→ **Instruction**: Return the lines from the line containing "Give me the matplotlib source for this chart." through the line containing "from matplotlib.lines import Line2D" exactly. No other line should appear in the answer.

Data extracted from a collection
☆ ☆ ☆ ☆
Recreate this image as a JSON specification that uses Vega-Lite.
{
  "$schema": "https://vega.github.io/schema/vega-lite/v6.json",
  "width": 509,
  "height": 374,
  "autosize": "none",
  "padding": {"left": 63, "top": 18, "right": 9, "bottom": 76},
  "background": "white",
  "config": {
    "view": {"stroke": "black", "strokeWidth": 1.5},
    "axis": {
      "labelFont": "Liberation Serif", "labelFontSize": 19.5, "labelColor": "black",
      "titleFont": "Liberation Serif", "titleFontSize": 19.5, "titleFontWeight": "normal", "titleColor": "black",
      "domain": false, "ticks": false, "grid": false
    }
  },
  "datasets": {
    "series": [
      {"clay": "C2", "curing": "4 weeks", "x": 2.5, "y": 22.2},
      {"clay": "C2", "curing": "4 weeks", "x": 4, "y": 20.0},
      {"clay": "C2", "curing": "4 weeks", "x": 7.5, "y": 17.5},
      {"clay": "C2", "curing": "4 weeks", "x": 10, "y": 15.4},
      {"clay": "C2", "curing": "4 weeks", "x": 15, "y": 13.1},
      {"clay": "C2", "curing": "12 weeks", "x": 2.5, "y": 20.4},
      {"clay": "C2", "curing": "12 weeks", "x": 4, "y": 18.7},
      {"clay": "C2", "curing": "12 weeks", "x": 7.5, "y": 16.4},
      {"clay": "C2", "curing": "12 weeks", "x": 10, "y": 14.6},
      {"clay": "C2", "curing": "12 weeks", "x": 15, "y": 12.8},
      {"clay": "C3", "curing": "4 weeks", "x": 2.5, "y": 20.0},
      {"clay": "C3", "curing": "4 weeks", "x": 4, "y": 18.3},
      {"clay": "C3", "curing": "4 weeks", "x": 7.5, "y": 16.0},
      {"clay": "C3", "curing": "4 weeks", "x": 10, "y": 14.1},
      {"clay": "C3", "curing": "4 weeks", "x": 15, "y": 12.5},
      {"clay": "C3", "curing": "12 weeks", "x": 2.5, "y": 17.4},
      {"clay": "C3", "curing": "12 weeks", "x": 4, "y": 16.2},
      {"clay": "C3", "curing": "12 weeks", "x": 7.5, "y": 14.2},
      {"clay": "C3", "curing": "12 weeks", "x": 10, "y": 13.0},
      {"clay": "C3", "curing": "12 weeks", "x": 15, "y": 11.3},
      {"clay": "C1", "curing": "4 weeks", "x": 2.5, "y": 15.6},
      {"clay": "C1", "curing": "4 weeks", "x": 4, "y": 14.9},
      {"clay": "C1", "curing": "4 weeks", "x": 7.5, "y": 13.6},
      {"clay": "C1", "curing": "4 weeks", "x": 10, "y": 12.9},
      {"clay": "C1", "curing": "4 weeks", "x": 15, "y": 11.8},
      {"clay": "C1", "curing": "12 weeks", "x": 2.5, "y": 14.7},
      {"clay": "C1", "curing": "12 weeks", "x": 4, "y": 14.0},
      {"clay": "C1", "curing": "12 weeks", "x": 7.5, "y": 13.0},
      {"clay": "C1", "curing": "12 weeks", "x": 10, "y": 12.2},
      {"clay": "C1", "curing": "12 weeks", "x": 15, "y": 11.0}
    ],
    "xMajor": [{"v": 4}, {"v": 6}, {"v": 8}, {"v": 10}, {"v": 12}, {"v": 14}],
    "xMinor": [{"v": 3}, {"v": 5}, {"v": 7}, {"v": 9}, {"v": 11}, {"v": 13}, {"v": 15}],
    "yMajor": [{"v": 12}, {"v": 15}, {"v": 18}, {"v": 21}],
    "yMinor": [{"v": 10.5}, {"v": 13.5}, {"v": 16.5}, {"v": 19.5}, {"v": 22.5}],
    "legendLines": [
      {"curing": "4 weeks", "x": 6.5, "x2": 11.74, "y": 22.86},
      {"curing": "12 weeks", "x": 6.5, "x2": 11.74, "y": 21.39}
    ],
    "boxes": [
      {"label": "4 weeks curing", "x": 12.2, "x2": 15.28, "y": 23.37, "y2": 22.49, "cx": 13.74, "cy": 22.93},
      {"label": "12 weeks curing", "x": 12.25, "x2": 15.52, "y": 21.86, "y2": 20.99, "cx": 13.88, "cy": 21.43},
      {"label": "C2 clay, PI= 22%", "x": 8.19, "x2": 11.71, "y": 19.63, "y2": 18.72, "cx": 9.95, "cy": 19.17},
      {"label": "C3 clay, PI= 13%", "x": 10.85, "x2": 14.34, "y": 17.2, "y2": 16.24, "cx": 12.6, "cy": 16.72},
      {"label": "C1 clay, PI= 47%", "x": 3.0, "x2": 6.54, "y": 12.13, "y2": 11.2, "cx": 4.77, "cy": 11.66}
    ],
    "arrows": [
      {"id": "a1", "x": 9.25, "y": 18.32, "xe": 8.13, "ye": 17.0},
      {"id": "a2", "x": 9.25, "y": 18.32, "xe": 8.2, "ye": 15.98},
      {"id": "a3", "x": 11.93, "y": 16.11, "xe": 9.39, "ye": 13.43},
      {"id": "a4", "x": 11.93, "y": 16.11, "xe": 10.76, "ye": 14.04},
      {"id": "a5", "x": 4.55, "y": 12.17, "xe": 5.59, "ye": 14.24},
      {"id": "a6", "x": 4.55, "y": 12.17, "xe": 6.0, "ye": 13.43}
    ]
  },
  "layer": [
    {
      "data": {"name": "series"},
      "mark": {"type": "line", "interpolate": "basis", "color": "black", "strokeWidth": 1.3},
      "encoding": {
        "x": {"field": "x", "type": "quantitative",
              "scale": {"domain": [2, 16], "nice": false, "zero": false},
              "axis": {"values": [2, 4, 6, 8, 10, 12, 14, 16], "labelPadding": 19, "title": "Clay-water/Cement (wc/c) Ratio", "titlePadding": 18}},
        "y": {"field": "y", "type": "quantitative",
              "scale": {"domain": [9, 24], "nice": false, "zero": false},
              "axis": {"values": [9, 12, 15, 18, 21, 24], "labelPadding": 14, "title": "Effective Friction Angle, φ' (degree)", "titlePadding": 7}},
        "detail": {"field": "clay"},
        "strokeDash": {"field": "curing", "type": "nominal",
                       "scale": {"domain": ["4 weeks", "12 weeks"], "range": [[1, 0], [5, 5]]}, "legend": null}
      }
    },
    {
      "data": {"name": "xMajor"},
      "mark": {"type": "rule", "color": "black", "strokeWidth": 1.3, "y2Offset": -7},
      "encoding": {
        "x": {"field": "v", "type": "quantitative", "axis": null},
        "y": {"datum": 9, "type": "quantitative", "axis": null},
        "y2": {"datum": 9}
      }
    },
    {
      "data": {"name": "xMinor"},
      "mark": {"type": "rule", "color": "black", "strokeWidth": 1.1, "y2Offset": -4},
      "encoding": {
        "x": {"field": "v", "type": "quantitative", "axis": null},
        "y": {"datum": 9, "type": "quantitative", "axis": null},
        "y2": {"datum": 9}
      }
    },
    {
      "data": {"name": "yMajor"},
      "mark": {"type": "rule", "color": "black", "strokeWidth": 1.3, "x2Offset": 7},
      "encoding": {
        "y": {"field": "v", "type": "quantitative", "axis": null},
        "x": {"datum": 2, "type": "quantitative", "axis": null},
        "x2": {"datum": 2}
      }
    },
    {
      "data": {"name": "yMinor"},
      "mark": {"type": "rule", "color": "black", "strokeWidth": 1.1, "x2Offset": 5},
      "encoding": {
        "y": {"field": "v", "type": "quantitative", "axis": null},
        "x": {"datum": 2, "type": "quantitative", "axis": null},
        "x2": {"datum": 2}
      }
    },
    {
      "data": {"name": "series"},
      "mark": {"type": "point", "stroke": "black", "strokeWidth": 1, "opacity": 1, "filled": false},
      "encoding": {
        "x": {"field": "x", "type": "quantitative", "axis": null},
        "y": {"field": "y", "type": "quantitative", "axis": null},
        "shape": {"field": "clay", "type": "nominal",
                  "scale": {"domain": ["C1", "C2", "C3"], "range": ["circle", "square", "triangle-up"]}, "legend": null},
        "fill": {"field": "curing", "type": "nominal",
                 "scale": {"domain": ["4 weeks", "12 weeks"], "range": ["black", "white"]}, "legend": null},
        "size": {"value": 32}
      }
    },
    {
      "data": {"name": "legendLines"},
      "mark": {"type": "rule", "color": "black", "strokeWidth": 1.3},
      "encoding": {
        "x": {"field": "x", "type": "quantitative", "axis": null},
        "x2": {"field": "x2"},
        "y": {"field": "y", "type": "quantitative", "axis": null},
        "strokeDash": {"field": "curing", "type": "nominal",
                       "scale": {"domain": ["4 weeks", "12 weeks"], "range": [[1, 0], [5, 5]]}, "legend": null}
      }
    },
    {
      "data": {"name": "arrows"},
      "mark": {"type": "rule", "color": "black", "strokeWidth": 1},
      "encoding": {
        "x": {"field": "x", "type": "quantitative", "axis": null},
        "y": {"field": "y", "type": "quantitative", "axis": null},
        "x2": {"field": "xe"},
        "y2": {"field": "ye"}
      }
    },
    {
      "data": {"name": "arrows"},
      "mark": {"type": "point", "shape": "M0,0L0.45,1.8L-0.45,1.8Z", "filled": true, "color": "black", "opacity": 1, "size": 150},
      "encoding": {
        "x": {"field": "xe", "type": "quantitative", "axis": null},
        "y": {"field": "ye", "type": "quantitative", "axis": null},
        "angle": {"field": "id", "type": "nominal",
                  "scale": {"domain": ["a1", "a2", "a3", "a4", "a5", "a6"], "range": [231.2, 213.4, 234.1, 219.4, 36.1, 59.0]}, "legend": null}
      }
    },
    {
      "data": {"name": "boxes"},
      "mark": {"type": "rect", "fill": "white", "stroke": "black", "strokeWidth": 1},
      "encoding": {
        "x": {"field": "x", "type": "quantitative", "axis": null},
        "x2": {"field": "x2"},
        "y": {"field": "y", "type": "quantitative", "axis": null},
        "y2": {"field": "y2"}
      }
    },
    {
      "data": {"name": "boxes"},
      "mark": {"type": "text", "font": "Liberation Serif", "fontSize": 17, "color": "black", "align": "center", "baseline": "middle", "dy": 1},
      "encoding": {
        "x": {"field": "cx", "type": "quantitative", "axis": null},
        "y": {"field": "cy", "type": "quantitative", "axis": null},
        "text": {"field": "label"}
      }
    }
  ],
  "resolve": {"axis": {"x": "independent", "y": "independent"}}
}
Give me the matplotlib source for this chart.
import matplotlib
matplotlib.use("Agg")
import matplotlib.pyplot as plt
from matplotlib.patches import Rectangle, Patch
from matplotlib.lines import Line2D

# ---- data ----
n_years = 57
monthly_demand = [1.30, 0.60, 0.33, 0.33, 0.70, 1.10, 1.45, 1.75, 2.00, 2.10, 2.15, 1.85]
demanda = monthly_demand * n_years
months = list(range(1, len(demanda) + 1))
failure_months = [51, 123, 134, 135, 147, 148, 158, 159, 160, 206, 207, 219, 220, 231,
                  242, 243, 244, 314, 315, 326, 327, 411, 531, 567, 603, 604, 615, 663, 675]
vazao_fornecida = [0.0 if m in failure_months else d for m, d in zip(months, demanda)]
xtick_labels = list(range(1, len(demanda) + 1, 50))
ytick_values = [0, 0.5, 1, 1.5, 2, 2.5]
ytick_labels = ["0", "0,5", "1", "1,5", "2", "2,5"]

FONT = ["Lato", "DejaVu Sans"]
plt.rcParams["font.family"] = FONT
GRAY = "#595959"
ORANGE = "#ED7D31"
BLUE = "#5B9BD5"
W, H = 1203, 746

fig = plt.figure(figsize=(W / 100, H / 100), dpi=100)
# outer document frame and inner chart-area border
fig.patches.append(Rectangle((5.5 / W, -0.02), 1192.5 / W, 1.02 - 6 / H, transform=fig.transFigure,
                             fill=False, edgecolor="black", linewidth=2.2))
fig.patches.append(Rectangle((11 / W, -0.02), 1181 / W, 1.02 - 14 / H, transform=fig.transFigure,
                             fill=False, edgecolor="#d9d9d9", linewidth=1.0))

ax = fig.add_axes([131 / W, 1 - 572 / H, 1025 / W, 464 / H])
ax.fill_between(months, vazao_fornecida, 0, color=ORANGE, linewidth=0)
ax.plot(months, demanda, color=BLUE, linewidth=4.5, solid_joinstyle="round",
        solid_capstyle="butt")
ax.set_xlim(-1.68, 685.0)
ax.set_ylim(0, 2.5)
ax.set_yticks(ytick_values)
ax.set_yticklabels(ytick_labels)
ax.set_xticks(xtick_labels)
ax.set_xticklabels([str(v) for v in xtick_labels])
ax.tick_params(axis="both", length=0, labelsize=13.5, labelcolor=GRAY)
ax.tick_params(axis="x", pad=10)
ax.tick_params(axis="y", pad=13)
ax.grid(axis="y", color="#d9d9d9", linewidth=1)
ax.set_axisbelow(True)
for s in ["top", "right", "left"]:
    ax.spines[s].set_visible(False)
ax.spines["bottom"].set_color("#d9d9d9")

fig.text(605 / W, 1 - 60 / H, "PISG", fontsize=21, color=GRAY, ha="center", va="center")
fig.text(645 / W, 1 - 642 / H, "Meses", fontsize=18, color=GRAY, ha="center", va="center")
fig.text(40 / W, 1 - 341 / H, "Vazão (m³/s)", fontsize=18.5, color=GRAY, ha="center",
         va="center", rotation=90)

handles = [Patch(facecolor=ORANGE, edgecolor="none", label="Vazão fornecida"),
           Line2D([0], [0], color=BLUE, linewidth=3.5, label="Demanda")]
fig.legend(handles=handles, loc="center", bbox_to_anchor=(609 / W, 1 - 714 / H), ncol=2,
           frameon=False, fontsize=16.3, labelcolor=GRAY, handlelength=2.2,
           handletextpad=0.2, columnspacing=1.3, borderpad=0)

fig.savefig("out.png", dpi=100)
☆ ☆ ☆ ☆
→ **Result for this task**:
Give me the matplotlib source for this chart.
import matplotlib
matplotlib.use("Agg")
import matplotlib.pyplot as plt
from matplotlib.patches import Rectangle, Patch
from matplotlib.lines import Line2D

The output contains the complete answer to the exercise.